By his early forties, Mohamed Noman had held several senior posts, including Deputy Prime Minister, Roving Ambassador and Foreign Minister. He was his father’s political heir and, crucially, he shared his father’s opponents.
Two weeks before the assassination, a bloodless coup took place in North Yemen. Colonel Ibrahim al-Hamdi and his allies seized power, turning the young republic into a military-led regime. Mohamed Noman, who had long argued against military rule, was suddenly out of government. He spent the following days travelling across the region, speaking publicly about the coup. When he returned to Beirut, Lebanese authorities offered him security. He sent them away.
On the night he was killed, he was travelling with his family through Beirut. At a junction in the neighbourhood of Al Zarif, another car pulled alongside them. No one heard the gunshots. The silencer masked the sound. The gunman escaped. Mohamed Noman was declared dead shortly after arrival at hospital. The driver survived.
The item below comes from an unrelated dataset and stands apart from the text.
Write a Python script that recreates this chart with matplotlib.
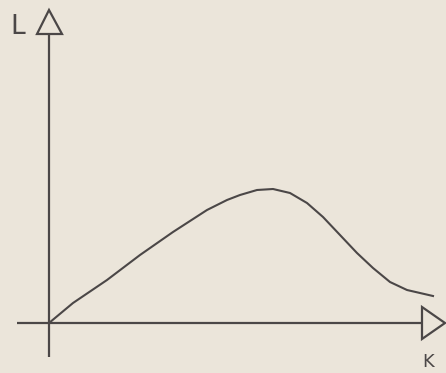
import matplotlib.pyplot as plt
from matplotlib.patches import Polygon

# curve: capital K vs labour L (origin at axis crossing)
K = [0, 24, 58, 91, 124, 158, 178, 191, 208, 224, 241, 258, 274, 291, 308, 324, 341, 358, 384]
L = [0, 20, 43, 68, 91, 113, 123, 128, 133, 134, 130, 120, 106, 88, 70, 55, 41, 33, 27]

paper = '#ebe5da'
ink = '#4b4747'

fig = plt.figure(figsize=(4.46, 3.73), dpi=100)
fig.patch.set_facecolor(paper)
ax = fig.add_axes([0, 0, 1, 1])
ax.set_facecolor(paper)
ax.set_xlim(-49, 397)
ax.set_ylim(-50, 323)
ax.axis('off')

# axes with open arrow heads
ax.plot([0, 0], [-34, 289], color=ink, lw=1.6, solid_capstyle='butt')
ax.plot([-32, 373], [0, 0], color=ink, lw=1.6, solid_capstyle='butt')
ax.add_patch(Polygon([[-12, 289], [13, 289], [0, 313]], closed=True,
                     fill=False, edgecolor=ink, lw=1.6, joinstyle='miter'))
ax.add_patch(Polygon([[373, 16], [373, -16], [396, 0]], closed=True,
                     fill=False, edgecolor=ink, lw=1.6, joinstyle='miter'))

ax.plot(K, L, color=ink, lw=1.5, solid_joinstyle='round')

ax.text(-39, 289, 'L', fontsize=19, color=ink, ha='left', va='baseline',
        family='DejaVu Sans')
ax.text(373, -48, 'K', fontsize=13, color=ink, ha='left', va='bottom',
        family='DejaVu Sans')

fig.savefig('out.png', dpi=100, facecolor=paper)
The Lebanese police opened an investigation, but it went nowhere. Witnesses were questioned and released. No charges were ever brought. One eyewitness I located decades later still refuses to be identified, citing what he endured at the time. According to the driver, the gunman himself was killed within weeks. This was common practice in political assassinations of the period. The person who pulled the trigger was disposable.
At this point, my investigation shifted from national politics to geopolitics. To understand who might have ordered the killing, I had to situate it within the political fault lines of the 1970s. The Cold War had split the Arab world. North Yemen was backed by Saudi Arabia and the United States. South Yemen was aligned with the Soviet Union. Iraq, under the rising leadership of Saddam Hussein, was extending its reach through militant networks.
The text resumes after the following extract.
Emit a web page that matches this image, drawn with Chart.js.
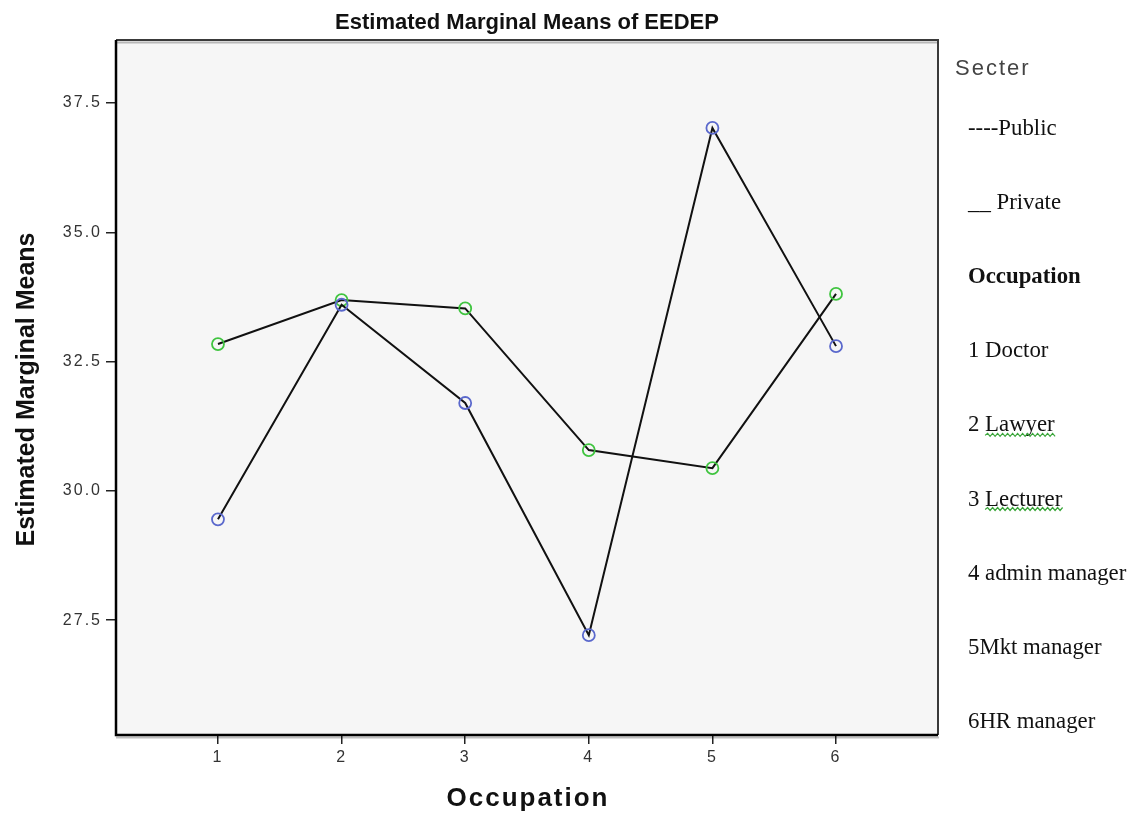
<!DOCTYPE html>
<html>
<head>
<meta charset="utf-8">
<script src="https://cdn.jsdelivr.net/npm/chart.js@4.4.1/dist/chart.umd.min.js"></script>
<style>
  html, body { margin: 0; padding: 0; background: #fff; }
  canvas { display: block; }
</style>
</head>
<body>
<canvas id="emm" width="1138" height="813"></canvas>
<script>
// Occupation codes on the x axis
const occupationCodes = [1, 2, 3, 4, 5, 6];
// Estimated marginal means of EEDEP by sector
const publicMeans  = [29.45, 33.60, 31.70, 27.21, 37.02, 32.80];
const privateMeans = [32.84, 33.69, 33.53, 30.79, 30.44, 33.81];
// Value-axis ticks
const yTickValues = [27.5, 30.0, 32.5, 35.0, 37.5];
// Side notes
const legendLines = ['----Public', '__ Private', 'Occupation', '1 Doctor', '2 Lawyer',
                     '3 Lecturer', '4 admin manager', '5Mkt manager', '6HR manager'];
const spellFlagged = ['Lawyer', 'Lecturer'];

const toPoints = vals => occupationCodes.map((x, i) => ({ x: x, y: vals[i] }));

const SANS = '"Liberation Sans", Arial, sans-serif';
const SERIF = '"Liberation Serif", "Times New Roman", serif';

function wavy(ctx, x0, x1, y) {
  ctx.beginPath();
  let up = true;
  ctx.moveTo(x0, y);
  for (let x = x0; x < x1; x += 2.5) {
    ctx.lineTo(x + 2.5, up ? y - 2 : y + 1);
    up = !up;
  }
  ctx.stroke();
}

const framePlugin = {
  id: 'frame',
  beforeDraw(chart) {
    const { ctx, chartArea: a } = chart;
    ctx.save();
    ctx.fillStyle = '#ffffff';
    ctx.fillRect(0, 0, chart.width, chart.height);
    ctx.fillStyle = '#f6f6f6';
    ctx.fillRect(a.left, a.top, a.right - a.left, a.bottom - a.top);
    ctx.restore();
    ctx.letterSpacing = '2px';
  },
  beforeDatasetsDraw(chart) {
    const { ctx, chartArea: a } = chart;
    ctx.save();
    // soft shadow inside the top edge and below the bottom edge
    ctx.strokeStyle = 'rgba(0,0,0,0.25)';
    ctx.lineWidth = 2;
    ctx.beginPath();
    ctx.moveTo(a.left, a.bottom + 2.5);
    ctx.lineTo(a.right + 1, a.bottom + 2.5);
    ctx.moveTo(a.left, a.top + 2.5);
    ctx.lineTo(a.right, a.top + 2.5);
    ctx.stroke();
    // frame
    ctx.strokeStyle = '#3a3a3a';
    ctx.lineWidth = 2;
    ctx.beginPath();
    ctx.moveTo(a.left, a.top);
    ctx.lineTo(a.right, a.top);
    ctx.lineTo(a.right, a.bottom);
    ctx.stroke();
    ctx.strokeStyle = '#000';
    ctx.lineWidth = 2.5;
    ctx.beginPath();
    ctx.moveTo(a.left, a.top);
    ctx.lineTo(a.left, a.bottom);
    ctx.lineTo(a.right, a.bottom);
    ctx.stroke();
    ctx.restore();
  },
  afterDraw(chart) {
    const { ctx, chartArea: a } = chart;
    const cx = (a.left + a.right) / 2;
    ctx.save();
    ctx.fillStyle = '#111';
    ctx.textBaseline = 'alphabetic';

    // chart title
    ctx.letterSpacing = '0px';
    ctx.font = 'bold 22px ' + SANS;
    ctx.textAlign = 'center';
    ctx.fillText('Estimated Marginal Means of EEDEP', cx, 29);

    // x-axis title
    ctx.letterSpacing = '2px';
    ctx.font = 'bold 26px ' + SANS;
    ctx.fillText('Occupation', cx + 1, 806);

    // y-axis title
    ctx.save();
    ctx.letterSpacing = '0px';
    ctx.font = 'bold 25px ' + SANS;
    ctx.translate(34, (a.top + a.bottom) / 2 + 2);
    ctx.rotate(-Math.PI / 2);
    ctx.fillText('Estimated Marginal Means', 0, 0);
    ctx.restore();

    // legend heading
    ctx.textAlign = 'left';
    ctx.letterSpacing = '2px';
    ctx.font = '22px ' + SANS;
    ctx.fillStyle = '#444';
    ctx.fillText('Secter', 955, 75);

    // side notes
    ctx.letterSpacing = '0px';
    const x0 = 968, y0 = 135, step = 74.1;
    legendLines.forEach((line, i) => {
      const y = y0 + i * step;
      ctx.font = (line === 'Occupation' ? 'bold ' : '') + '22.8px ' + SERIF;
      ctx.fillStyle = '#111';
      ctx.fillText(line, x0, y);
      spellFlagged.forEach(word => {
        const k = line.indexOf(word);
        if (k >= 0) {
          const start = x0 + ctx.measureText(line.slice(0, k)).width;
          const end = start + ctx.measureText(word).width;
          ctx.strokeStyle = '#3aa63a';
          ctx.lineWidth = 1.2;
          wavy(ctx, start, end, y + 4);
        }
      });
    });
    ctx.restore();
  }
};

const pointStyleFor = color => ({
  borderColor: '#111',
  borderWidth: 2,
  pointStyle: 'circle',
  pointRadius: 6,
  pointHoverRadius: 6,
  pointBorderColor: color,
  pointBackgroundColor: 'rgba(0,0,0,0)',
  pointBorderWidth: 1.8,
  fill: false,
  tension: 0
});

new Chart(document.getElementById('emm'), {
  type: 'line',
  data: {
    datasets: [
      Object.assign({ label: 'Public', data: toPoints(publicMeans) }, pointStyleFor('#5a68cc')),
      Object.assign({ label: 'Private', data: toPoints(privateMeans) }, pointStyleFor('#3fc43f'))
    ]
  },
  options: {
    responsive: false,
    animation: false,
    devicePixelRatio: 1,
    layout: { padding: { top: 40, right: 200, left: 0, bottom: 0 } },
    plugins: {
      legend: { display: false },
      title: { display: false },
      tooltip: { enabled: false }
    },
    scales: {
      x: {
        type: 'linear',
        min: 0.175,
        max: 6.825,
        afterFit(scale) { scale.height = 78; },
        afterBuildTicks(scale) { scale.ticks = occupationCodes.map(v => ({ value: v })); },
        grid: { drawOnChartArea: false, drawTicks: true, tickLength: 9, color: '#222', lineWidth: 1.5 },
        border: { display: false },
        ticks: {
          color: '#333',
          padding: 4,
          font: { family: SANS, size: 16 },
          callback: v => String(v)
        }
      },
      y: {
        type: 'linear',
        min: 25.28,
        max: 38.72,
        afterFit(scale) { scale.width = 116; },
        afterBuildTicks(scale) { scale.ticks = yTickValues.map(v => ({ value: v })); },
        grid: { drawOnChartArea: false, drawTicks: true, tickLength: 10, color: '#222', lineWidth: 1.5 },
        border: { display: false },
        ticks: {
          color: '#333',
          padding: 4,
          font: { family: SANS, size: 16 },
          callback: v => Number(v).toFixed(1)
        }
      }
    }
  },
  plugins: [framePlugin]
});
</script>
</body>
</html>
Declassified US State Department cables show that Washington was paying attention. One memo records the detention of a member of an Iraqi-backed group found in possession of silenced weapons in Lebanon around the time of the assassination. Another cites a family member’s belief that Mohamed Noman’s death was linked to documents exposing Iraqi involvement in plotting a coup in North Yemen.
It is a compelling theory. A senior Yemeni official, armed with evidence of foreign interference, is eliminated before he can act. Regional experts I spoke to noted that the use of a silencer suggested a high-level, possibly state-backed operation. Iraqi intelligence networks had both the capacity and the motive.
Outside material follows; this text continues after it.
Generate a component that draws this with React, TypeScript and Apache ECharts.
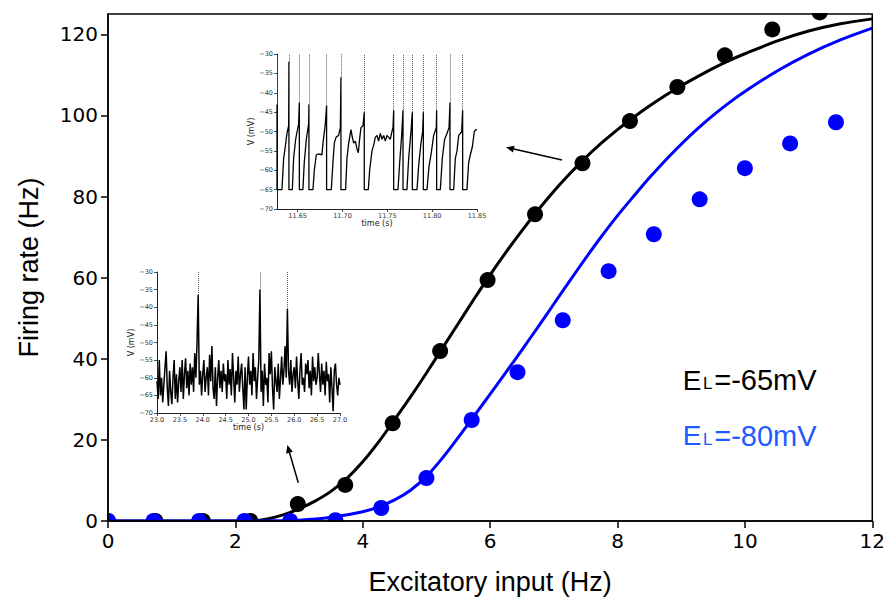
import React, { useEffect, useRef } from "react";
import * as echarts from "echarts";

// ---- main panel data ----
const blackDotX = [0, 0.745, 1.49, 2.235, 2.98, 3.725, 4.47, 5.215, 5.96, 6.705, 7.45, 8.195, 8.94, 9.685, 10.43, 11.175];
const blackDotY = [0, 0, 0, 0, 4.2, 8.9, 24.1, 41.9, 59.4, 75.6, 88.2, 98.6, 107.0, 114.8, 121.2, 125.4];
const blueDotX = [0, 0.714, 1.43, 2.14, 2.86, 3.57, 4.29, 5.0, 5.71, 6.43, 7.14, 7.86, 8.57, 9.29, 10.0, 10.71, 11.43];
const blueDotY = [0, 0, 0, 0, 0, 0.2, 3.2, 10.6, 24.9, 36.7, 49.5, 61.6, 70.7, 79.3, 87.0, 93.1, 98.3];

const blackLineX = [0, 1, 2, 2.25, 2.5, 2.75, 3, 3.25, 3.5, 3.75, 4, 4.25, 4.5, 4.75, 5, 5.25, 5.5, 5.75, 6, 6.25, 6.5, 6.75, 7, 7.25, 7.5, 7.75, 8, 8.25, 8.5, 8.75, 9, 9.25, 9.5, 9.75, 10, 10.5, 11, 11.5, 12];
const blackLineY = [0, 0, 0, 0, 0.5, 1.5, 3.0, 4.9, 7.3, 10.5, 14.6, 19.5, 25.0, 30.6, 36.5, 42.6, 48.7, 54.8, 60.7, 66.3, 71.6, 76.6, 81.3, 85.6, 89.6, 93.2, 96.5, 99.5, 102.3, 104.9, 107.3, 109.5, 111.6, 113.5, 115.2, 118.3, 120.8, 122.6, 123.8];
const blueLineX = [0, 1, 2, 2.5, 3, 3.5, 4, 4.25, 4.5, 4.75, 5, 5.25, 5.5, 5.75, 6, 6.25, 6.5, 6.75, 7, 7.25, 7.5, 7.75, 8, 8.25, 8.5, 8.75, 9, 9.25, 9.5, 9.75, 10, 10.5, 11, 11.5, 12];
const blueLineY = [0, 0, 0, 0.05, 0.2, 0.9, 2.3, 3.5, 5.2, 7.6, 11.0, 15.5, 20.6, 25.9, 31.3, 36.7, 42.2, 47.8, 53.5, 59.2, 64.8, 70.2, 75.3, 80.0, 84.6, 88.9, 92.9, 96.6, 100.0, 103.1, 105.9, 110.9, 115.1, 118.6, 121.5];

const mainXTicks = [0, 12, 2];
const mainYRange = [0, 125, 20];

// ---- inset 1 (regular spiking) ----
const trace1T = [11.6270, 11.6270, 11.6325, 11.6344, 11.6362, 11.6381, 11.6400, 11.6403, 11.6403, 11.6441, 11.6455, 11.6478, 11.6511, 11.6519, 11.6519, 11.6559, 11.6574, 11.6597, 11.6623, 11.6626, 11.6626, 11.6671, 11.6686, 11.6708, 11.6734, 11.6771, 11.6783, 11.6809, 11.6823, 11.6823, 11.6875, 11.6894, 11.6909, 11.6928, 11.6957, 11.6976, 11.6983, 11.6983, 11.7035, 11.7050, 11.7069, 11.7095, 11.7110, 11.7125, 11.7143, 11.7162, 11.7177, 11.7191, 11.7206, 11.7229, 11.7243, 11.7243, 11.7288, 11.7303, 11.7329, 11.7348, 11.7366, 11.7385, 11.7403, 11.7422, 11.7441, 11.7459, 11.7478, 11.7496, 11.7515, 11.7533, 11.7552, 11.7563, 11.7571, 11.7571, 11.7619, 11.7638, 11.7660, 11.7675, 11.7675, 11.7719, 11.7738, 11.7764, 11.7779, 11.7779, 11.7831, 11.7849, 11.7875, 11.7894, 11.7902, 11.7902, 11.7942, 11.7965, 11.7987, 11.8017, 11.8046, 11.8050, 11.8050, 11.8091, 11.8113, 11.8139, 11.8165, 11.8188, 11.8199, 11.8199, 11.8240, 11.8258, 11.8277, 11.8296, 11.8314, 11.8329, 11.8340, 11.8340, 11.8388, 11.8407, 11.8426, 11.8448, 11.8470, 11.8489, 11.8500];
const trace1V = [-43, -65, -65, -57, -54, -50.5, -48.5, -32, -65, -65, -57, -52, -48, -42.5, -65, -65, -58, -52, -48, -43, -65, -65, -60, -56, -55.8, -56, -53, -48, -43.3, -65, -65, -58, -53, -51.5, -51, -49, -36, -65, -65, -57, -53, -49.5, -51.5, -53, -52.5, -54.5, -55.5, -52, -49, -48.5, -45, -65, -65, -60, -55, -53.5, -51.5, -51, -52.5, -50.5, -52, -51, -52.5, -51, -51.5, -52, -50, -49, -44.5, -65, -65, -58, -51, -44.5, -65, -65, -57, -50, -45, -65, -65, -59, -53, -50, -45, -65, -65, -59, -56, -51, -49, -44.5, -65, -65, -57, -52, -50.5, -49, -42.5, -65, -65, -57, -55, -51, -50.5, -50, -44.5, -65, -65, -58, -56, -54, -50, -49.5, -49.5];
const spike1T = [11.6270, 11.6403, 11.6519, 11.6626, 11.6823, 11.6983, 11.7243, 11.7571, 11.7675, 11.7779, 11.7902, 11.8050, 11.8199, 11.8340];
const spike1Peak = [-43, -32, -42.5, -43, -43.3, -36, -45, -44.5, -44.5, -45, -45, -44.5, -42.5, -44.5];
const inset1XTicks = [11.65, 11.70, 11.75, 11.80, 11.85];
const inset1XRange = [11.627, 11.85];

// ---- inset 2 (noisy, sparse spiking) ----
const trace2Start = 23.0;
const trace2Step = 0.025;
const trace2V = [
  -61, -66, -55, -65, -60, -67, -62, -57, -52.5, -63,
  -68, -58, -64, -67.5, -60, -55, -66, -59, -67, -61,
  -57, -64, -55, -66, -59, -54.5, -63, -58, -65, -56,
  -62, -57, -64, -53, -60, -50, -36.5, -62, -58, -65,
  -59, -55, -64, -60, -57, -65, -53.5, -61, -51, -63,
  -66, -57, -68, -60, -55, -63, -58, -64, -56, -61,
  -59, -66, -55, -62, -57.5, -65, -53, -60, -67, -58,
  -62, -54, -64, -59, -56, -63, -69, -57, -69, -60,
  -54, -62, -58, -65, -53, -61, -57, -66, -60, -55,
  -35, -64, -58, -68, -56, -62, -60, -67, -53, -59,
  -52.5, -63, -69, -57, -61, -64, -56, -66, -60, -54,
  -62, -58, -51, -60, -40.5, -58, -62, -55, -64, -59,
  -57, -63, -54, -61, -66, -58, -53, -62, -60, -64,
  -56, -59, -55, -63, -58, -65, -54, -61, -57, -62,
  -60, -53, -59, -64, -56, -62, -58, -65, -55.5, -61,
  -59, -67, -57, -63, -69.5, -58, -56, -62, -65, -60,
  -62,
];
const spike2T = [23.9, 25.25, 25.85];
const spike2Peak = [-36.5, -35, -40.5];
const insetYRange = [-70, -30, 5];

const minusFmt = (v: number) => (v < 0 ? "\u2212" + String(Math.abs(v)) : String(v));

function arrow(x1: number, y1: number, x2: number, y2: number) {
  const dx = x2 - x1, dy = y2 - y1;
  const len = Math.sqrt(dx * dx + dy * dy);
  const ux = dx / len, uy = dy / len;
  const hl = 8, hw = 3.5;
  const bx = x2 - ux * hl, by = y2 - uy * hl;
  return [
    { type: "line", z: 20, shape: { x1, y1, x2: bx, y2: by }, style: { stroke: "#000", lineWidth: 1.5 } },
    {
      type: "polygon", z: 20,
      shape: { points: [[x2, y2], [bx - uy * hw, by + ux * hw], [bx + uy * hw, by - ux * hw]] },
      style: { fill: "#000" },
    },
  ];
}

function label(x: number, y: number, value: string, color: string) {
  const ff = "Liberation Sans, Arial, sans-serif";
  return [
    { type: "text", z: 20, x, y, style: { text: "E", fontSize: 28, fontFamily: ff, fill: color, verticalAlign: "middle", align: "left" } },
    { type: "text", z: 20, x: x + 20.3, y: y + 3.6, style: { text: "L", fontSize: 17, fontFamily: ff, fill: color, verticalAlign: "middle", align: "left" } },
    { type: "text", z: 20, x: x + 31.5, y, style: { text: value, fontSize: 29, fontFamily: ff, fill: color, verticalAlign: "middle", align: "left" } },
  ];
}

export default function App() {
  const ref = useRef<HTMLDivElement>(null);
  useEffect(() => {
    if (!ref.current) return;
    const chart = echarts.init(ref.current, undefined, { renderer: "svg" });
    const tickFont = "DejaVu Sans, sans-serif";
    const insetAxisCommon = {
      axisLine: { show: true, onZero: false, lineStyle: { color: "#222", width: 1 } },
      axisTick: { show: true, length: 3, lineStyle: { color: "#222", width: 0.8 } },
      splitLine: { show: false },
      nameLocation: "middle",
      nameTextStyle: { fontSize: 8, fontFamily: tickFont, color: "#222" },
    };
    const option: any = {
      animation: false,
      grid: [
        { left: 108, right: 12, top: 14, bottom: 81, show: true, borderColor: "#000", borderWidth: 1.5, backgroundColor: "transparent", z: 10 },
        { left: 277, top: 54, width: 200, height: 155 },
        { left: 157, top: 272, width: 183, height: 141 },
      ],
      xAxis: [
        {
          gridIndex: 0, type: "value", min: mainXTicks[0], max: mainXTicks[1], interval: mainXTicks[2], z: 10,
          axisLine: { show: true, onZero: false, lineStyle: { color: "#000", width: 1.5 } },
          axisTick: { show: true, length: 7, lineStyle: { color: "#000", width: 1.5 } },
          axisLabel: { fontSize: 20, fontFamily: tickFont, color: "#000", margin: 10 },
          splitLine: { show: false },
          name: "Excitatory input (Hz)", nameLocation: "middle", nameGap: 47,
          nameTextStyle: { fontSize: 27, fontFamily: "Liberation Sans, Arial, sans-serif", color: "#000" },
        },
        {
          gridIndex: 1, type: "value", min: inset1XRange[0], max: inset1XRange[1], ...insetAxisCommon,
          axisTick: { ...insetAxisCommon.axisTick, customValues: inset1XTicks },
          axisLabel: { fontSize: 6.5, fontFamily: tickFont, color: "#333", margin: 3, customValues: inset1XTicks, formatter: (v: number) => v.toFixed(2) },
          name: "time (s)", nameGap: 10,
        },
        {
          gridIndex: 2, type: "value", min: 23, max: 27, interval: 0.5, ...insetAxisCommon,
          axisLabel: { fontSize: 6.5, fontFamily: tickFont, color: "#333", margin: 3, formatter: (v: number) => v.toFixed(1) },
          name: "time (s)", nameGap: 10,
        },
      ],
      yAxis: [
        {
          gridIndex: 0, type: "value", min: mainYRange[0], max: mainYRange[1], interval: mainYRange[2], z: 10,
          axisLine: { show: true, onZero: false, lineStyle: { color: "#000", width: 1.5 } },
          axisTick: { show: true, length: 7, lineStyle: { color: "#000", width: 1.5 } },
          axisLabel: { fontSize: 20, fontFamily: tickFont, color: "#000", margin: 10, showMaxLabel: false },
          splitLine: { show: false },
          name: "Firing rate (Hz)", nameLocation: "middle", nameGap: 66,
          nameTextStyle: { fontSize: 27, fontFamily: "Liberation Sans, Arial, sans-serif", color: "#000" },
        },
        {
          gridIndex: 1, type: "value", min: insetYRange[0], max: insetYRange[1], interval: insetYRange[2], ...insetAxisCommon,
          axisLabel: { fontSize: 6.5, fontFamily: tickFont, color: "#333", margin: 4, formatter: minusFmt },
          name: "V (mV)", nameGap: 19,
        },
        {
          gridIndex: 2, type: "value", min: insetYRange[0], max: insetYRange[1], interval: insetYRange[2], ...insetAxisCommon,
          axisLabel: { fontSize: 6.5, fontFamily: tickFont, color: "#333", margin: 4, formatter: minusFmt },
          name: "V (mV)", nameGap: 19,
        },
      ],
      series: [
        {
          type: "scatter", xAxisIndex: 0, yAxisIndex: 0, z: 2, clip: false, symbolSize: 16,
          itemStyle: { color: "#000", opacity: 1 }, data: blackDotX.map((x, i) => [x, blackDotY[i]]),
        },
        {
          type: "line", xAxisIndex: 0, yAxisIndex: 0, z: 3, showSymbol: false, symbol: "none",
          lineStyle: { color: "#000", width: 3 }, smooth: 0.3,
          data: blackLineX.map((x, i) => [x, blackLineY[i]]),
        },
        {
          type: "scatter", xAxisIndex: 0, yAxisIndex: 0, z: 4, clip: false, symbolSize: 16,
          itemStyle: { color: "#0000ff", opacity: 1 }, data: blueDotX.map((x, i) => [x, blueDotY[i]]),
        },
        {
          type: "line", xAxisIndex: 0, yAxisIndex: 0, z: 4, showSymbol: false, symbol: "none",
          lineStyle: { color: "#0000ff", width: 3 }, smooth: 0.3,
          data: blueLineX.map((x, i) => [x, blueLineY[i]]),
        },
        {
          type: "line", xAxisIndex: 1, yAxisIndex: 1, showSymbol: false, symbol: "none",
          lineStyle: { color: "#000", width: 1.3 },
          data: trace1T.map((t, i) => [t, trace1V[i]]),
          markLine: {
            silent: true, symbol: ["none", "none"], label: { show: false },
            lineStyle: { color: "#555", width: 1, type: [1, 1] },
            data: spike1T.map((t, i) => [{ coord: [t, spike1Peak[i]] }, { coord: [t, -30] }]),
          },
        },
        {
          type: "line", xAxisIndex: 2, yAxisIndex: 2, showSymbol: false, symbol: "none",
          lineStyle: { color: "#000", width: 1.5 },
          data: trace2V.map((v, i) => [trace2Start + i * trace2Step, v]),
          markLine: {
            silent: true, symbol: ["none", "none"], label: { show: false },
            lineStyle: { color: "#555", width: 1, type: [1, 1] },
            data: spike2T.map((t, i) => [{ coord: [t, spike2Peak[i]] }, { coord: [t, -30] }]),
          },
        },
      ],
      graphic: [
        // masks emulating clipping of markers at the frame
        { type: "rect", z: 5, shape: { x: 0, y: 0, width: 888, height: 13 }, style: { fill: "#fff" } },
        { type: "rect", z: 5, shape: { x: 0, y: 522, width: 888, height: 80 }, style: { fill: "#fff" } },
        { type: "rect", z: 5, shape: { x: 0, y: 0, width: 107.2, height: 602 }, style: { fill: "#fff" } },
        { type: "rect", z: 5, shape: { x: 876.8, y: 0, width: 12, height: 602 }, style: { fill: "#fff" } },
        ...arrow(562, 160, 506, 147.3),
        ...arrow(298.3, 482.7, 287.3, 445),
        ...label(682.7, 380, "=-65mV", "#000"),
        ...label(682.7, 435.5, "=-80mV", "#1f5cff"),
      ],
    };
    chart.setOption(option);
    return () => chart.dispose();
  }, []);
  return <div ref={ref} style={{ width: 888, height: 602, position: "absolute", left: 0, top: 0 }} />;
}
But the evidence does not point cleanly in one direction. A former Yemeni general from that period argued that Iraqi involvement may itself have been a decoy, obscuring the role of Yemeni officers behind the coup. Others pointed to South Yemen, whose leadership resented Mohamed Noman for renewing a border treaty with Saudi Arabia.
Colonel Ibrahim al-Hamdi also emerges as a figure of interest. Diaries kept by Ahmed Mohamed Noman record a phone call from the Interior Minister days after the coup, complaining on Hamdi’s behalf about Mohamed Noman’s media appearances. Hamdi clearly saw him as a political threat. Yet diplomatic reporting from the period portrays him as a reformer who preferred bloodless consolidation. He, too, would later be assassinated in an unresolved killing.
What emerges is not a single culprit, but a convergence of interests. Iraq, North Yemen and South Yemen all had reasons to see Mohamed Noman removed. As veteran Yemeni journalist Abdul Bari Taher put it to me, his assassination was a “common objective”.
The case was never solved. The archives in Yemen, Lebanon and Iraq are incomplete, destroyed or inaccessible. What remains are fragments, competing narratives and silence. I may never be able to write the final line of this story. But asking the question, and documenting what can still be traced, is a refusal to let the killing disappear entirely.